▸ Aim of the task
Copy out the data below as written; omit any images.
>>>>>
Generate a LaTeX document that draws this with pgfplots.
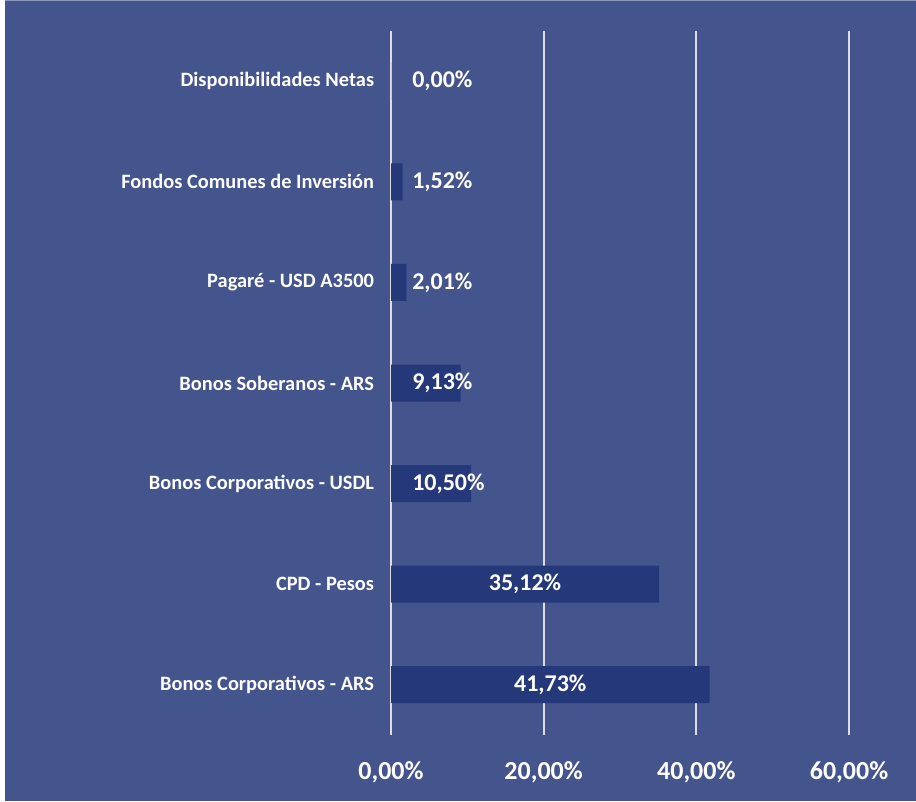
\documentclass[border=0pt]{standalone}
\usepackage{pgfplots}
\pgfplotsset{compat=1.18}
\usepackage{fontspec}
\setmainfont{Carlito}
\definecolor{bgblue}{RGB}{68,84,140}
\definecolor{barblue}{RGB}{37,57,122}
\definecolor{gridgray}{RGB}{222,222,226}
\definecolor{topline}{RGB}{140,150,190}
\begin{document}
\begin{tikzpicture}[x=0.75pt,y=0.75pt]
\useasboundingbox (0,0) rectangle (916,801);
\fill[white] (0,0) rectangle (916,801);
\fill[bgblue] (5,0) rectangle (916,801);
\fill[topline] (5,799.5) rectangle (916,801);
\begin{axis}[
  at={(293.25pt,49.5pt)}, anchor=south west,
  scale only axis, width=343.5pt, height=528pt,
  xmin=0, xmax=60, ymin=-0.5, ymax=6.5,
  xtick={0,20,40,60},
  xticklabels={{0,00\%},{20,00\%},{40,00\%},{60,00\%}},
  ytick={0,1,2,3,4,5,6},
  yticklabels={{Bonos Corporativos - ARS},{CPD - Pesos},{Bonos Corporativos - USDL},{Bonos Soberanos - ARS},{Pagaré - USD A3500},{Fondos Comunes de Inversión},{Disponibilidades Netas}},
  axis line style={draw=none},
  major tick length=0pt,
  xmajorgrids, grid style={color=gridgray, line width=1.5pt},
  xticklabel style={anchor=base, yshift=-33pt, font=\bfseries\fontsize{19.5pt}{22pt}\selectfont, text=white},
  yticklabel style={anchor=east, inner sep=0pt, xshift=-12.5pt, font=\bfseries\fontsize{15.3pt}{18pt}\selectfont, text=white},
  clip=false,
]
\addplot[xbar, bar width=27.75pt, fill=barblue, draw=none] coordinates {(41.73,0) (35.12,1) (10.50,2) (9.13,3) (2.01,4) (1.52,5) (0.00,6)};
\addplot[draw=none, mark=none, nodes near coords, point meta=explicit symbolic,
  nodes near coords style={anchor=west, inner sep=0pt, text=white, font=\bfseries\fontsize{18pt}{21pt}\selectfont}]
  table[meta=label] {
x y label
2.75 2 10,50\%
2.75 3 9,13\%
2.75 4 2,01\%
2.75 5 1,52\%
2.75 6 0,00\%
};
\addplot[draw=none, mark=none, nodes near coords, point meta=explicit symbolic,
  nodes near coords style={anchor=center, inner sep=0pt, text=white, font=\bfseries\fontsize{18pt}{21pt}\selectfont}]
  table[meta=label] {
x y label
20.865 0 41,73\%
17.56 1 35,12\%
};
\end{axis}
\end{tikzpicture}
\end{document}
<<<<<
▸ The result
Generate a LaTeX document that draws this with pgfplots.
\documentclass[border=0pt]{standalone}
\usepackage{pgfplots}
\pgfplotsset{compat=1.18}
\usepackage{fontspec}
\setmainfont{Carlito}
\definecolor{bgblue}{RGB}{68,84,140}
\definecolor{barblue}{RGB}{37,57,122}
\definecolor{gridgray}{RGB}{222,222,226}
\definecolor{topline}{RGB}{140,150,190}
\begin{document}
\begin{tikzpicture}[x=0.75pt,y=0.75pt]
\useasboundingbox (0,0) rectangle (916,801);
\fill[white] (0,0) rectangle (916,801);
\fill[bgblue] (5,0) rectangle (916,801);
\fill[topline] (5,799.5) rectangle (916,801);
\begin{axis}[
  at={(293.25pt,49.5pt)}, anchor=south west,
  scale only axis, width=343.5pt, height=528pt,
  xmin=0, xmax=60, ymin=-0.5, ymax=6.5,
  xtick={0,20,40,60},
  xticklabels={{0,00\%},{20,00\%},{40,00\%},{60,00\%}},
  ytick={0,1,2,3,4,5,6},
  yticklabels={{Bonos Corporativos - ARS},{CPD - Pesos},{Bonos Corporativos - USDL},{Bonos Soberanos - ARS},{Pagaré - USD A3500},{Fondos Comunes de Inversión},{Disponibilidades Netas}},
  axis line style={draw=none},
  major tick length=0pt,
  xmajorgrids, grid style={color=gridgray, line width=1.5pt},
  xticklabel style={anchor=base, yshift=-33pt, font=\bfseries\fontsize{19.5pt}{22pt}\selectfont, text=white},
  yticklabel style={anchor=east, inner sep=0pt, xshift=-12.5pt, font=\bfseries\fontsize{15.3pt}{18pt}\selectfont, text=white},
  clip=false,
]
\addplot[xbar, bar width=27.75pt, fill=barblue, draw=none] coordinates {(41.73,0) (35.12,1) (10.50,2) (9.13,3) (2.01,4) (1.52,5) (0.00,6)};
\addplot[draw=none, mark=none, nodes near coords, point meta=explicit symbolic,
  nodes near coords style={anchor=west, inner sep=0pt, text=white, font=\bfseries\fontsize{18pt}{21pt}\selectfont}]
  table[meta=label] {
x y label
2.75 2 10,50\%
2.75 3 9,13\%
2.75 4 2,01\%
2.75 5 1,52\%
2.75 6 0,00\%
};
\addplot[draw=none, mark=none, nodes near coords, point meta=explicit symbolic,
  nodes near coords style={anchor=center, inner sep=0pt, text=white, font=\bfseries\fontsize{18pt}{21pt}\selectfont}]
  table[meta=label] {
x y label
20.865 0 41,73\%
17.56 1 35,12\%
};
\end{axis}
\end{tikzpicture}
\end{document}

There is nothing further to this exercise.